[START Information shown]
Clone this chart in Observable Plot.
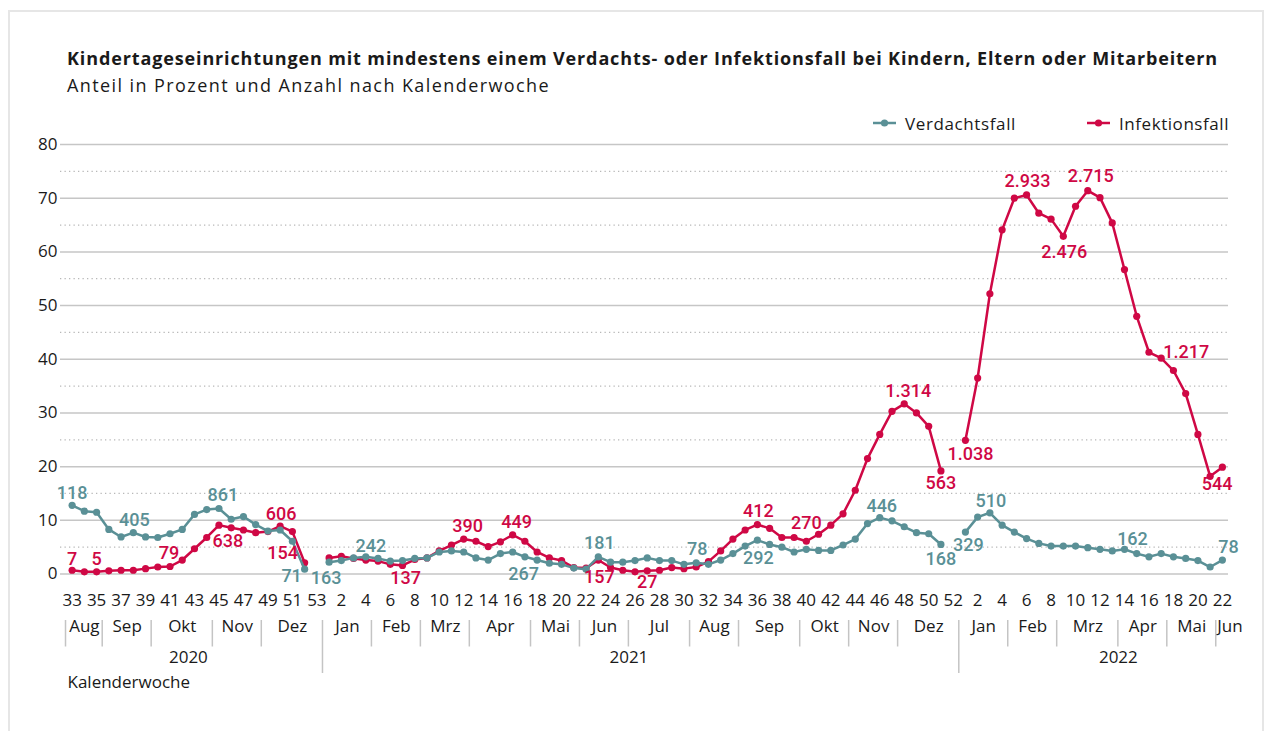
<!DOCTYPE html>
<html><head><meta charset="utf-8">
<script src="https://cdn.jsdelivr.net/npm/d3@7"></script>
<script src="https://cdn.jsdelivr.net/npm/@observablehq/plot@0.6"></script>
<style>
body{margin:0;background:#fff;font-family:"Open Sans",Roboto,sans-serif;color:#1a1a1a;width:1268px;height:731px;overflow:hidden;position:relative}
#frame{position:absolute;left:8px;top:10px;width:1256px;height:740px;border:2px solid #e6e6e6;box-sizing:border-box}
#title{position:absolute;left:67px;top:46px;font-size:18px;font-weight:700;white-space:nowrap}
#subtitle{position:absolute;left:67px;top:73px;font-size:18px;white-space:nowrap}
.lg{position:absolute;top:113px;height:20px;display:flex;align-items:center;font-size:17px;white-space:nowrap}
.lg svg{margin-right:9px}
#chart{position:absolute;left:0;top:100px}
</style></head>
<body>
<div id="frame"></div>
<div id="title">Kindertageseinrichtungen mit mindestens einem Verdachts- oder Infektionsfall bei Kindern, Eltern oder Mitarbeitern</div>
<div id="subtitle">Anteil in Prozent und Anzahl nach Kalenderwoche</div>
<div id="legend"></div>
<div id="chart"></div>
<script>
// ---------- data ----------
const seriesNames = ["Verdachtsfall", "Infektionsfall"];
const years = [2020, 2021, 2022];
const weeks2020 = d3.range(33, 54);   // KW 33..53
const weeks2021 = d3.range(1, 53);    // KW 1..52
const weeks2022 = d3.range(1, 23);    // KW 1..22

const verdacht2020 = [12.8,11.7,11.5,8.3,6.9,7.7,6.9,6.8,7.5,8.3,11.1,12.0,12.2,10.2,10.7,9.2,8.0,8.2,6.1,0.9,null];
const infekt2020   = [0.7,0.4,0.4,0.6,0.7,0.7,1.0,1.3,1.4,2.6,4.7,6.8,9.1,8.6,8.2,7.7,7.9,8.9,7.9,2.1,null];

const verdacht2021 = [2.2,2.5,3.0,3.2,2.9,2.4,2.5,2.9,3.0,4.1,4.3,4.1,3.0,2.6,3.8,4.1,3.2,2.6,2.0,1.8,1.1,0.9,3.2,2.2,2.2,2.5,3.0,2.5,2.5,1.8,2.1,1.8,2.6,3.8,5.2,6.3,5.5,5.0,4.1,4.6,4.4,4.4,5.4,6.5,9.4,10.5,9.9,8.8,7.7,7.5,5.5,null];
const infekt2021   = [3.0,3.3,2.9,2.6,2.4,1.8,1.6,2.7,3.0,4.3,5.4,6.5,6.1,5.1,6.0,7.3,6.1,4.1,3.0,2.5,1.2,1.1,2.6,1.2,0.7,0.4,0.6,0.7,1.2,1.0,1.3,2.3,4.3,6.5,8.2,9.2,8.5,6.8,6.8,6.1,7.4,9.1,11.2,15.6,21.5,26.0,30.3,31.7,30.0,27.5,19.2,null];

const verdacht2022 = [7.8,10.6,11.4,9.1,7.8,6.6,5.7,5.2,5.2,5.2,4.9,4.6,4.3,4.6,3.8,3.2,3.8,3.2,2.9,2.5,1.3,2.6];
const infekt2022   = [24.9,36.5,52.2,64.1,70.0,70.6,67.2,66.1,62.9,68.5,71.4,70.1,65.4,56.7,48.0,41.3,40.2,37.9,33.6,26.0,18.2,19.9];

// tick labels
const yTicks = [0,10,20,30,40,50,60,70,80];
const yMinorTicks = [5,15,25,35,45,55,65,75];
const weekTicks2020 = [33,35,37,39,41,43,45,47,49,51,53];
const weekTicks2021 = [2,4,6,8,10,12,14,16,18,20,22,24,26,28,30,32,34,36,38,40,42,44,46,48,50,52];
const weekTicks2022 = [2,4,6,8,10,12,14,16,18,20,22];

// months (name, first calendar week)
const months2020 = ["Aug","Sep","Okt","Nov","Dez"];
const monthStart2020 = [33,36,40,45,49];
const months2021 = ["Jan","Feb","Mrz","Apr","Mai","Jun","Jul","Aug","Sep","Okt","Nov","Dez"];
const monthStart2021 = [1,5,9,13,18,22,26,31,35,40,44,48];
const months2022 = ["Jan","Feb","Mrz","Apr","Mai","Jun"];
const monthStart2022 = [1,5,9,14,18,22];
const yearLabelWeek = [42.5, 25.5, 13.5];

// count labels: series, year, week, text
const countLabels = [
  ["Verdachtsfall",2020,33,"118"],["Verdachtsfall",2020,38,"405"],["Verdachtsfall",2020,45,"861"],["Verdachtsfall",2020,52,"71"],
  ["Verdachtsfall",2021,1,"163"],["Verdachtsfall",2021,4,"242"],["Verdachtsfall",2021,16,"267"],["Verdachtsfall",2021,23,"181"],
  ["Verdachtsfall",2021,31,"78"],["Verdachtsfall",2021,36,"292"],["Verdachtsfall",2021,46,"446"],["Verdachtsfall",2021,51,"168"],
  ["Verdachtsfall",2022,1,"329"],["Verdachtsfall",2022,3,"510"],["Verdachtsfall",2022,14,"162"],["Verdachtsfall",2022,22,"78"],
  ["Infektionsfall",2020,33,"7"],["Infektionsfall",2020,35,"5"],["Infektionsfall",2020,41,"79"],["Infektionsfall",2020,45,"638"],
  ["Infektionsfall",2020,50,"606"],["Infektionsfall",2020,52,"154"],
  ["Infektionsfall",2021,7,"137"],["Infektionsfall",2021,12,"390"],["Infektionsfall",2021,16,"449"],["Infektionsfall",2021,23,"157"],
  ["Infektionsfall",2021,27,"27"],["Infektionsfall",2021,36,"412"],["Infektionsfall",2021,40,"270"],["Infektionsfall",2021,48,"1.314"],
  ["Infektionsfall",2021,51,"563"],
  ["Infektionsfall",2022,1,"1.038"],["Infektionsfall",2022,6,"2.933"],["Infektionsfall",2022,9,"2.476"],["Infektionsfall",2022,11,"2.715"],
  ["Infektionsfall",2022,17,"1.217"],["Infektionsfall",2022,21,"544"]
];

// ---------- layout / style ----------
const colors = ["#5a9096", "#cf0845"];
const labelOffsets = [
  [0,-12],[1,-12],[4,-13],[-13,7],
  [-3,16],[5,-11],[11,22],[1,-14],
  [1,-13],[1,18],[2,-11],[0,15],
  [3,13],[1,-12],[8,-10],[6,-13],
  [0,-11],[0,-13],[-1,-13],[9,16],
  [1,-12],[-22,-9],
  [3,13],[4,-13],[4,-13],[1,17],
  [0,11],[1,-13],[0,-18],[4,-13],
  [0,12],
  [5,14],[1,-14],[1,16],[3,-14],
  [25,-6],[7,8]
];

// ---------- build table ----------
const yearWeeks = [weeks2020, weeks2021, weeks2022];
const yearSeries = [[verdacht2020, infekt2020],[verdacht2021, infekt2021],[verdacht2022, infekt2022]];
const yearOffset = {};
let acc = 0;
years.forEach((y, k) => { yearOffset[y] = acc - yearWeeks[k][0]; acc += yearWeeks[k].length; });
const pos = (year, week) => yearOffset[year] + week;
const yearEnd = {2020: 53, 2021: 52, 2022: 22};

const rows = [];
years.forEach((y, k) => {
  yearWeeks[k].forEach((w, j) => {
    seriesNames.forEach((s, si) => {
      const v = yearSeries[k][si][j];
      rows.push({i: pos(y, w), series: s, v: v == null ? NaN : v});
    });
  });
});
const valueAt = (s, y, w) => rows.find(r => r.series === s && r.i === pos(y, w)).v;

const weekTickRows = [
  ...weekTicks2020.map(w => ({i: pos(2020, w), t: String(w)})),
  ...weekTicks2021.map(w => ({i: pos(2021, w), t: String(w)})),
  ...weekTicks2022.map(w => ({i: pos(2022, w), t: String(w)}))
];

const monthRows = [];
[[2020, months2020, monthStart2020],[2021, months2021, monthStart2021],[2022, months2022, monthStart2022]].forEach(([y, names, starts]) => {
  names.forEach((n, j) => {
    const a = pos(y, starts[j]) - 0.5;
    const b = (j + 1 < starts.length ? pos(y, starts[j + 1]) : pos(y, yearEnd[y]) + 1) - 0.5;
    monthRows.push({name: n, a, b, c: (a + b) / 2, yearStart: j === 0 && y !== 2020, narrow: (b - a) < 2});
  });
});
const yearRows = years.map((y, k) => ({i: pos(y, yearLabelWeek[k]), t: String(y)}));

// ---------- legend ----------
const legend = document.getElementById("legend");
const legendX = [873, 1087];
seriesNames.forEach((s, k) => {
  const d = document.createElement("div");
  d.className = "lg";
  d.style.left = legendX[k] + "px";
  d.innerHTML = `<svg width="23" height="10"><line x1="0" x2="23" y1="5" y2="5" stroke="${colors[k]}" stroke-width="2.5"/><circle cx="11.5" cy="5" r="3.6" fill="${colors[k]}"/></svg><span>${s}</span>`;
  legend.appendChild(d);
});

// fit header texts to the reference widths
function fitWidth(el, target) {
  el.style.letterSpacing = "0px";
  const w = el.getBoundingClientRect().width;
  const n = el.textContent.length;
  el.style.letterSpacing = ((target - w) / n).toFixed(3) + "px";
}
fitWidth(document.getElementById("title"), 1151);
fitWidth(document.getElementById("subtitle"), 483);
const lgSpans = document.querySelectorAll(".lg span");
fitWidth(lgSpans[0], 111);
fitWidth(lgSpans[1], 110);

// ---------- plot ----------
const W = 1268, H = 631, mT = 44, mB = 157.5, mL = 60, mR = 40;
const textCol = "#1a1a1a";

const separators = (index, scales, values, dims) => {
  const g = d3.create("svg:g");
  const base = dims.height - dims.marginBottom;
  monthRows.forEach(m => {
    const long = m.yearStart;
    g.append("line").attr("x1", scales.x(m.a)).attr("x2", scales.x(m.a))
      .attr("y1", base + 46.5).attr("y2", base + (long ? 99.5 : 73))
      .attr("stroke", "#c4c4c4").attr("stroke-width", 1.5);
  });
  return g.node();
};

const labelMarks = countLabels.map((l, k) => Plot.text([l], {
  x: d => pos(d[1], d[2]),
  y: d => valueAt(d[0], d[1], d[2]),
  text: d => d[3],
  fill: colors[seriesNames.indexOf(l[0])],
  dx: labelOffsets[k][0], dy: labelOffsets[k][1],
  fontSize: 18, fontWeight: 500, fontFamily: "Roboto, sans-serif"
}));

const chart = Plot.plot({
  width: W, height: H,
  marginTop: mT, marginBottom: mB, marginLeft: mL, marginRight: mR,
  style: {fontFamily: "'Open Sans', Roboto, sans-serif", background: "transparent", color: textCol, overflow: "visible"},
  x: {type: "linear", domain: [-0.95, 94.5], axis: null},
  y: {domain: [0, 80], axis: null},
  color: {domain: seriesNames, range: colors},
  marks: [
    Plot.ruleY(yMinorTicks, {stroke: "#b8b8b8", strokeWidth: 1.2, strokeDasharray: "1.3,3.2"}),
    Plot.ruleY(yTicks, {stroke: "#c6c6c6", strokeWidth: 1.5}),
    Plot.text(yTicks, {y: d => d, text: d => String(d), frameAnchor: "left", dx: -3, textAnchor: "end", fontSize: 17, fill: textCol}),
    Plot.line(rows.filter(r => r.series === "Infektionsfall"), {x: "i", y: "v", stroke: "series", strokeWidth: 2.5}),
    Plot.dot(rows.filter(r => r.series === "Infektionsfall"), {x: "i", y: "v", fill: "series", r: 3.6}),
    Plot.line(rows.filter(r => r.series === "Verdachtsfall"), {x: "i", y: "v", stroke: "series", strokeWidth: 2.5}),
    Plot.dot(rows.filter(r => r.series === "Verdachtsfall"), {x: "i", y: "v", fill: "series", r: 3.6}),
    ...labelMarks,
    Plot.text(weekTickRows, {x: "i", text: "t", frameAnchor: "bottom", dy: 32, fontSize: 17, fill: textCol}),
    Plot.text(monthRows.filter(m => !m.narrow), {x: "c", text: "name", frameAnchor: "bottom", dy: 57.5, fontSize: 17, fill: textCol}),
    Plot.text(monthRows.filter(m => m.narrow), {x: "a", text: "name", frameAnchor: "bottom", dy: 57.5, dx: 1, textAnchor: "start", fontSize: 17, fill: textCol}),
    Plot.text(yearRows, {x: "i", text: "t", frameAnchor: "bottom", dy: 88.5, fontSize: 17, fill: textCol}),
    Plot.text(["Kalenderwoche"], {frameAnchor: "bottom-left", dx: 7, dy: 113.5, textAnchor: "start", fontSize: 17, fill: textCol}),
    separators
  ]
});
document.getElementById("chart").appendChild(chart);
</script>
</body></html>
[END Information shown]
- _Task instructions_: Where a line holds "chart", copy that line.

- _Response_:
Clone this chart in Observable Plot.
#chart{position:absolute;left:0;top:100px}
<div id="chart"></div>
const chart = Plot.plot({
document.getElementById("chart").appendChild(chart);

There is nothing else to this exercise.